IB Middle Years Program
The Middle Years Programme is a programme of international education designed to help students develop the knowledge, understanding, attitudes and skills necessary to participate actively and responsibly in a changing world. The curriculum contains eight subject groups together with a core made up approaches to learning, areas of interaction, approaches to teaching, and concepts. Eight Subjects
Students study subjects from each of the eight subject groups: Language B (Spanish), Mathematics, Arts (Choir, Band, Visual Arts), PE (and health), Technology Design Cycle, Science, Language A and Humanities. Note: Meadow Park's Humanities class blends Language A (Language Arts) with Social Studies.
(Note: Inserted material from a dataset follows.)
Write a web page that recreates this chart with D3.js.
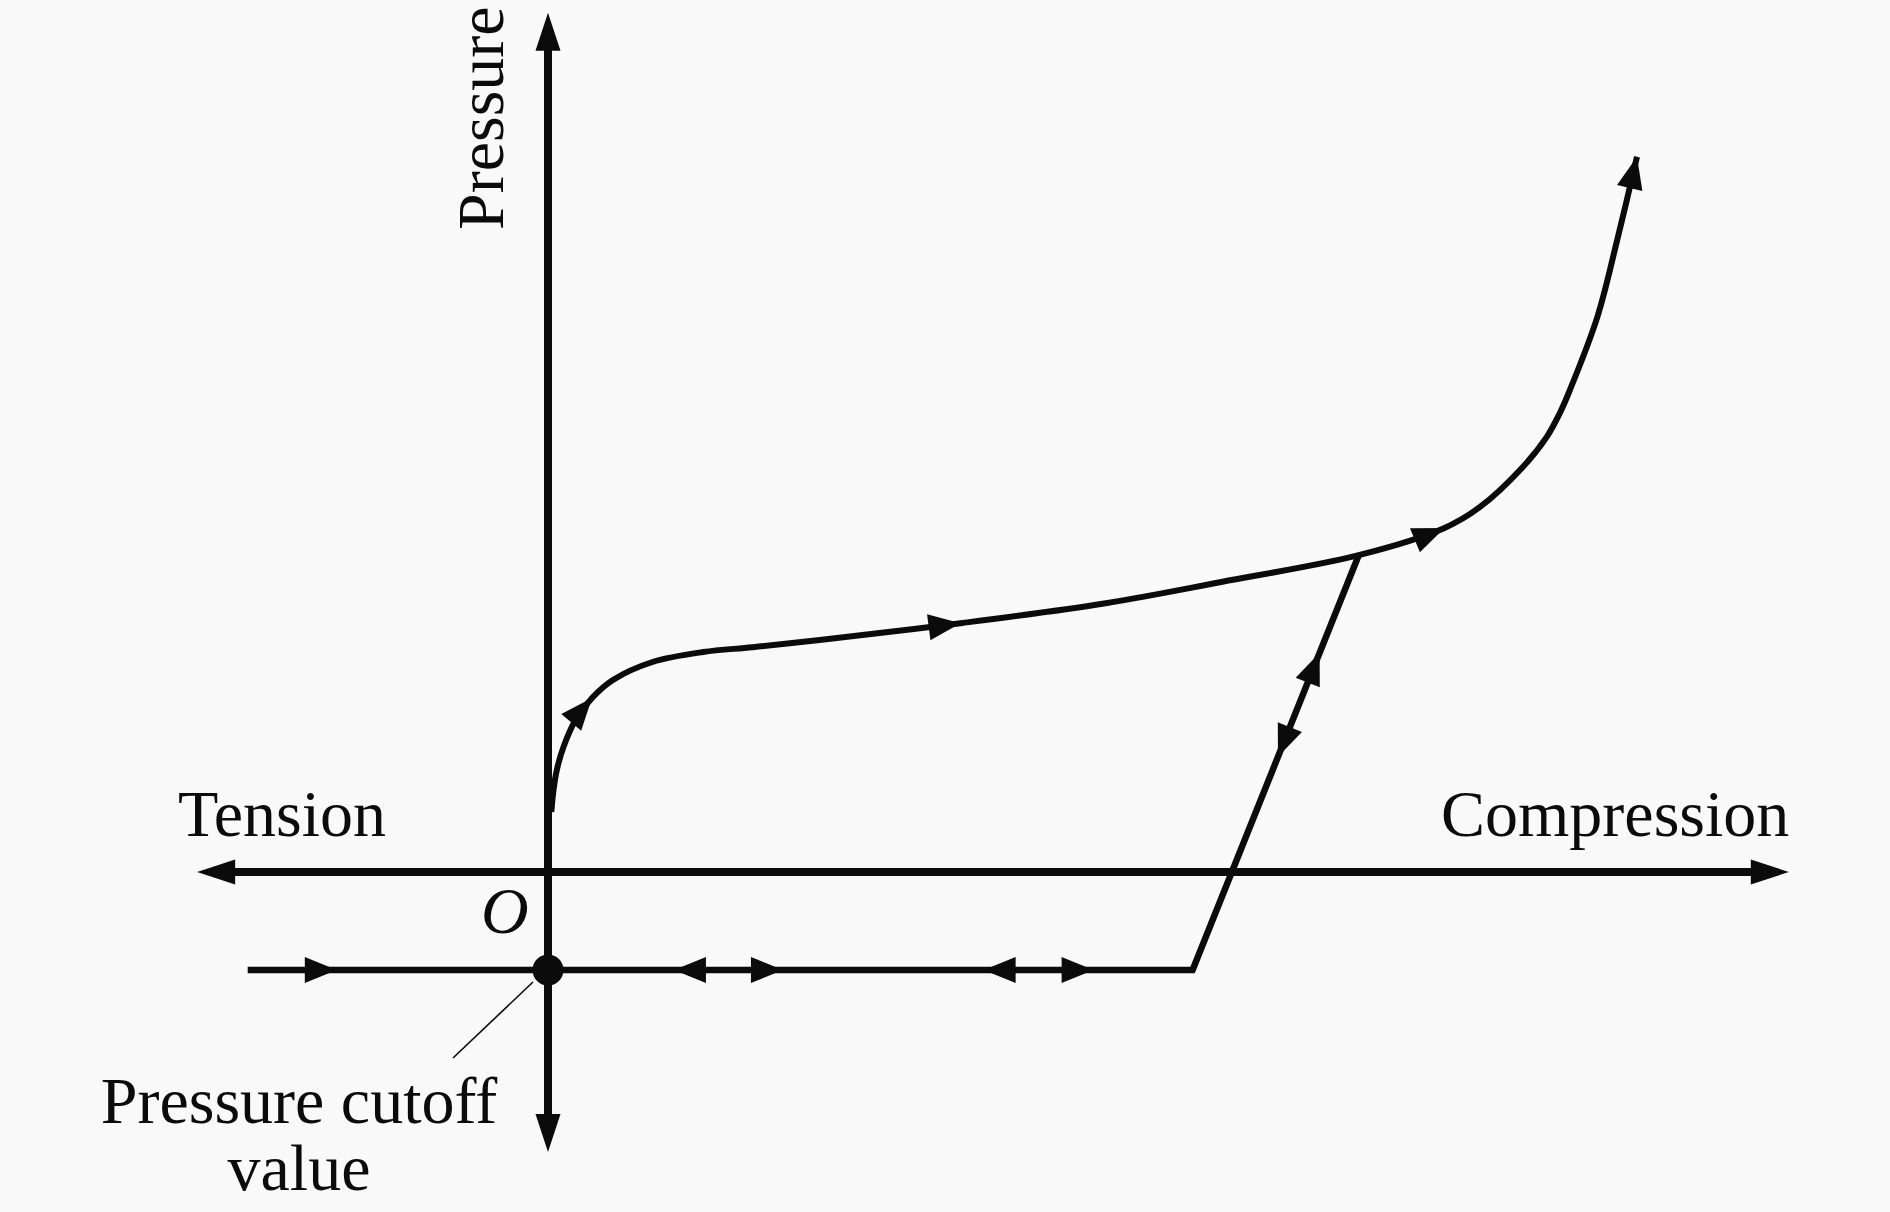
<!DOCTYPE html>
<html>
<head>
<meta charset="utf-8">
<script src="https://cdn.jsdelivr.net/npm/d3@7"></script>
<style>
  html, body { margin: 0; padding: 0; background: #f9f9f9; }
  svg { display: block; }
</style>
</head>
<body>
<svg id="chart" width="1890" height="1212"></svg>
<script>
// ---------- data (diagram units: origin O = (0,0)) ----------
const loadingX = [0.003, 0.005, 0.008, 0.014, 0.025, 0.040, 0.059, 0.095, 0.141, 0.186, 0.247, 0.375, 0.507, 0.612, 0.737, 0.815, 0.847, 0.886, 0.908, 0.920, 0.929, 0.954, 0.972, 0.990];
const loadingY = [0.075, 0.1025, 0.1275, 0.156, 0.190, 0.2175, 0.240, 0.2625, 0.275, 0.281, 0.290, 0.311, 0.336, 0.3625, 0.396, 0.430, 0.456, 0.506, 0.544, 0.574, 0.6025, 0.694, 0.790, 0.894];

const cutoffX = [-0.273, 0.586, 0.737];
const cutoffY = [-0.1225, -0.1225, 0.396];

const axisXExtent = [-0.319, 1.128];
const axisYExtent = [-0.350, 1.074];

// arrow marks along the loading curve (tip x positions)
const curveArrowTipX = [0.040, 0.375, 0.815];
// arrow marks along the cutoff line: tip x and direction (+1 right, -1 left)
const flatArrowTipX = [-0.192, 0.1145, 0.2136, 0.396, 0.496];
const flatArrowDir = [1, -1, 1, -1, 1];
// arrow marks along the unloading/reloading line: tip y and direction (+1 up, -1 down)
const riseArrowTipY = [0.274, 0.144];
const riseArrowDir = [1, -1];

const labelTension = "Tension";
const labelCompression = "Compression";
const labelPressure = "Pressure";
const labelOrigin = "O";
const labelCutoff = ["Pressure cutoff", "value"];

// ---------- scales ----------
const x = d3.scaleLinear().domain([0, 1]).range([548, 1648]);
const y = d3.scaleLinear().domain([0, 1]).range([872, 72]);

const svg = d3.select("#chart");
const ink = "#0b0b0b";
const font = "'Liberation Serif', 'Times New Roman', serif";

function head(tx, ty, ang, len, hw) {
  const bx = tx - len * Math.cos(ang), by = ty - len * Math.sin(ang);
  const nx = -Math.sin(ang), ny = Math.cos(ang);
  return `M${tx},${ty}L${bx + nx * hw},${by + ny * hw}L${bx - nx * hw},${by - ny * hw}Z`;
}

// ---------- axes ----------
const ax0 = x(axisXExtent[0]), ax1 = x(axisXExtent[1]), ay = y(0);
const ay0 = y(axisYExtent[0]), ay1 = y(axisYExtent[1]), axx = x(0);
const axL = 38, axW = 12.5;
svg.append("line").attr("x1", ax0 + axL - 4).attr("x2", ax1 - axL + 4).attr("y1", ay).attr("y2", ay)
  .attr("stroke", ink).attr("stroke-width", 8);
svg.append("line").attr("x1", axx).attr("x2", axx).attr("y1", ay0 - axL + 4).attr("y2", ay1 + axL - 4)
  .attr("stroke", ink).attr("stroke-width", 8);
svg.append("path").attr("d", head(ax0, ay, Math.PI, axL, axW)).attr("fill", ink);
svg.append("path").attr("d", head(ax1, ay, 0, axL, axW)).attr("fill", ink);
svg.append("path").attr("d", head(axx, ay1, -Math.PI / 2, axL, axW)).attr("fill", ink);
svg.append("path").attr("d", head(axx, ay0, Math.PI / 2, axL, axW)).attr("fill", ink);

// ---------- cutoff / unloading path ----------
const cutoffPts = cutoffX.map((d, i) => [x(d), y(cutoffY[i])]);
svg.append("path").attr("d", d3.line()(cutoffPts))
  .attr("fill", "none").attr("stroke", ink).attr("stroke-width", 6.5).attr("stroke-linejoin", "miter");

const aL = 32, aW = 13;
flatArrowTipX.forEach((d, i) => {
  const ang = flatArrowDir[i] > 0 ? 0 : Math.PI;
  svg.append("path").attr("d", head(x(d), y(cutoffY[0]), ang, aL, aW)).attr("fill", ink);
});
// rising segment direction
const rp0 = cutoffPts[1], rp1 = cutoffPts[2];
const riseAng = Math.atan2(rp1[1] - rp0[1], rp1[0] - rp0[0]);
riseArrowTipY.forEach((d, i) => {
  const py = y(d);
  const t = (py - rp0[1]) / (rp1[1] - rp0[1]);
  const px = rp0[0] + t * (rp1[0] - rp0[0]);
  const ang = riseArrowDir[i] > 0 ? riseAng : riseAng + Math.PI;
  svg.append("path").attr("d", head(px, py, ang, aL, aW)).attr("fill", ink);
});

// ---------- loading curve ----------
const loadPts = loadingX.map((d, i) => [x(d), y(loadingY[i])]);
const curvePath = svg.append("path")
  .attr("d", d3.line().curve(d3.curveCatmullRom.alpha(0.5))(loadPts))
  .attr("fill", "none").attr("stroke", ink).attr("stroke-width", 6).attr("stroke-linecap", "butt");
const node = curvePath.node();
const total = node.getTotalLength();
function lengthAtX(px) {
  let lo = 0, hi = total;
  for (let k = 0; k < 40; k++) {
    const mid = (lo + hi) / 2;
    if (node.getPointAtLength(mid).x < px) lo = mid; else hi = mid;
  }
  return (lo + hi) / 2;
}
function curveArrow(L) {
  const p = node.getPointAtLength(L);
  const q = node.getPointAtLength(Math.max(0, L - 12));
  const ang = Math.atan2(p.y - q.y, p.x - q.x);
  svg.append("path").attr("d", head(p.x, p.y, ang, aL, aW)).attr("fill", ink);
}
curveArrowTipX.forEach(d => curveArrow(lengthAtX(x(d))));
curveArrow(total);

// ---------- cutoff point + leader ----------
svg.append("circle").attr("cx", x(0)).attr("cy", y(cutoffY[0])).attr("r", 15.5).attr("fill", ink);
svg.append("line").attr("x1", x(0) - 15).attr("y1", y(cutoffY[0]) + 12)
  .attr("x2", 453).attr("y2", 1058).attr("stroke", ink).attr("stroke-width", 1.6);

// ---------- labels ----------
const fs = 66;
svg.append("text").attr("x", 178).attr("y", 836).attr("font-family", font).attr("font-size", fs)
  .attr("fill", ink).text(labelTension);
svg.append("text").attr("x", 1441).attr("y", 836).attr("font-family", font).attr("font-size", fs)
  .attr("fill", ink).text(labelCompression);
svg.append("text").attr("transform", "translate(503,230) rotate(-90)").attr("font-family", font)
  .attr("font-size", fs).attr("fill", ink).text(labelPressure);
svg.append("text").attr("x", 481).attr("y", 933).attr("font-family", font).attr("font-size", fs)
  .attr("font-style", "italic").attr("fill", ink).text(labelOrigin);
svg.append("text").attr("text-anchor", "middle").attr("font-family", font).attr("font-size", fs)
  .attr("fill", ink)
  .selectAll("tspan").data(labelCutoff).join("tspan")
  .attr("x", 299).attr("y", (d, i) => 1123 + i * 67).text(d => d);
</script>
</body>
</html>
Technology Design will be woven into other courses, including the Advisory period. Service Project
Students at Meadow Park will be expected to participate in community service and volunteer projects. This will be monitored in their Advisory classes. This is an essential part of MYP; we believe that community service will help students grow into stronger, more knowledgeable individuals. Areas of Interaction (AOI's) / Global Concepts
These are lenses through which teachers and students view course materials. Currently they are Community and Service, Health and Social Education, Human Ingenuity, and Environments. Approaches to learning (ATLs)
Through ATLs teachers provide students with the tools to enable them to take responsibility for their own learning, thereby developing an awareness of how they learn best, of thought processes and of learning strategies. These include skills such as organization, communication, collaboration, critical thinking and information literacy. These are skills that will support students through their school years and beyond. IB Learner Profile
The aim of all IB programmes is to develop international minded people who, recognizing their common humanity and shared guardianship of the planet, help to create a better, more peaceful world. IB learners strive to be:
Inquirers: They develop their natural curiosity. They acquire the skills necessary to conduct inquiry and research and show independence in learning. They actively enjoy learning and this love of learning will be sustained throughout their lives.
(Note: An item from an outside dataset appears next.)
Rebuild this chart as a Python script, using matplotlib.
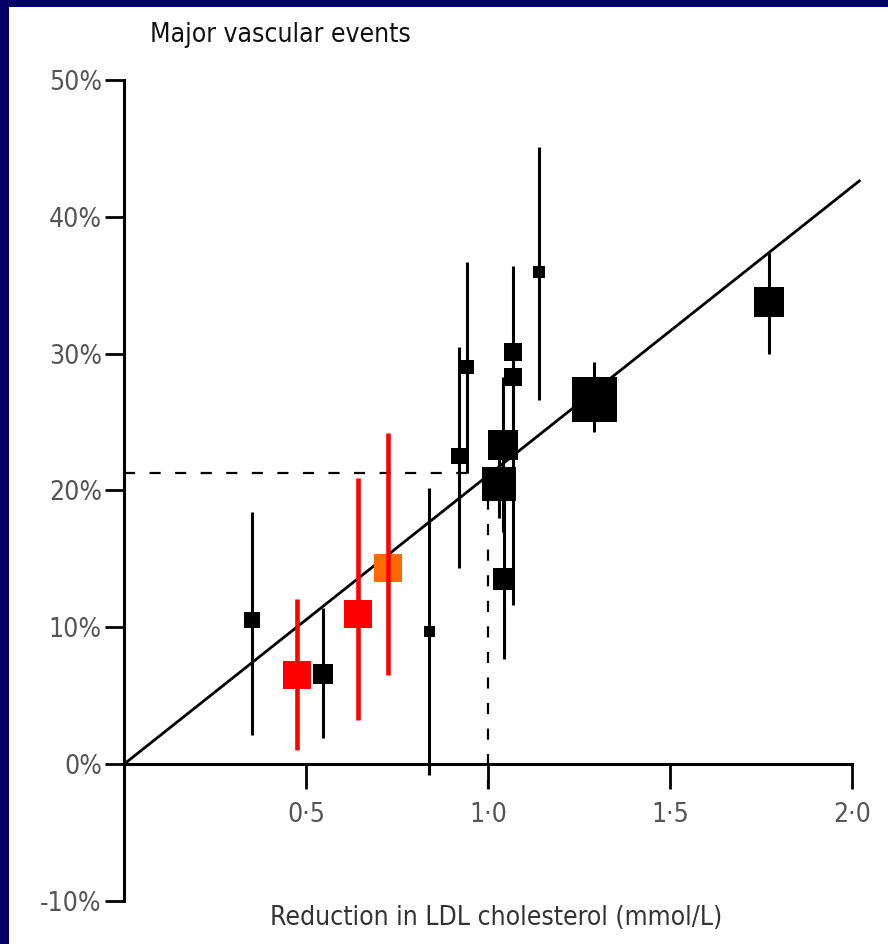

Knowledgeable: They explore concepts, ideas and issues that have local and global significance. In so doing, they acquire in-depth knowledge and develop understanding across a broad and balanced range of disciplines.
Thinkers: They exercise initiative in applying thinking skills critically and creatively to recognize and approach complex problems, and make reasoned, ethical decisions.
Communicators: They understand and express ideas and information confidently and creatively in more than one language and in a variety of modes of communication. They work effectively and willingly in collaboration with others.
Principled: They act with integrity and honesty, with a strong sense of fairness, justice and respect for the dignity of the individual, groups and communities. They take responsibility for their own actions and the consequences that accompany them.
Open-minded: They understand and appreciate their own cultures and personal histories, and are open to the perspectives, values and traditions of other individuals and communities. They are accustomed to seeking and evaluating a range of points of view, and are willing to grow from the experience.
Caring: They show empathy, compassion and respect towards the needs and feelings of others. They have a personal commitment to service, and act to make a positive difference to the lives of others and to the environment.
Risk-takers/Courageous: They approach unfamiliar situations and uncertainty with courage and forethought, and have the independence of spirit to explore new roles, ideas and strategies. They are brave and articulate in defending their beliefs.
Balanced: They understand the importance of intellectual, physical and emotional balance to achieve personal well being for themselves and others.
Reflective: They give thoughtful consideration to their own learning and experience. They are able to assess and understand their strengths and limitations in order to support their learning and personal development.
The IB Learner Profile will be taught to students across subjects and classes. We hope that you will take active part at home to talk to students about the IB Learner Profile described above and how these attributes help them become better citizens of the community.
Part of being an IB school is being part of a global community. Students will look at global issues and topics. Our World's Fair and other school-wide events will support our students' international awareness.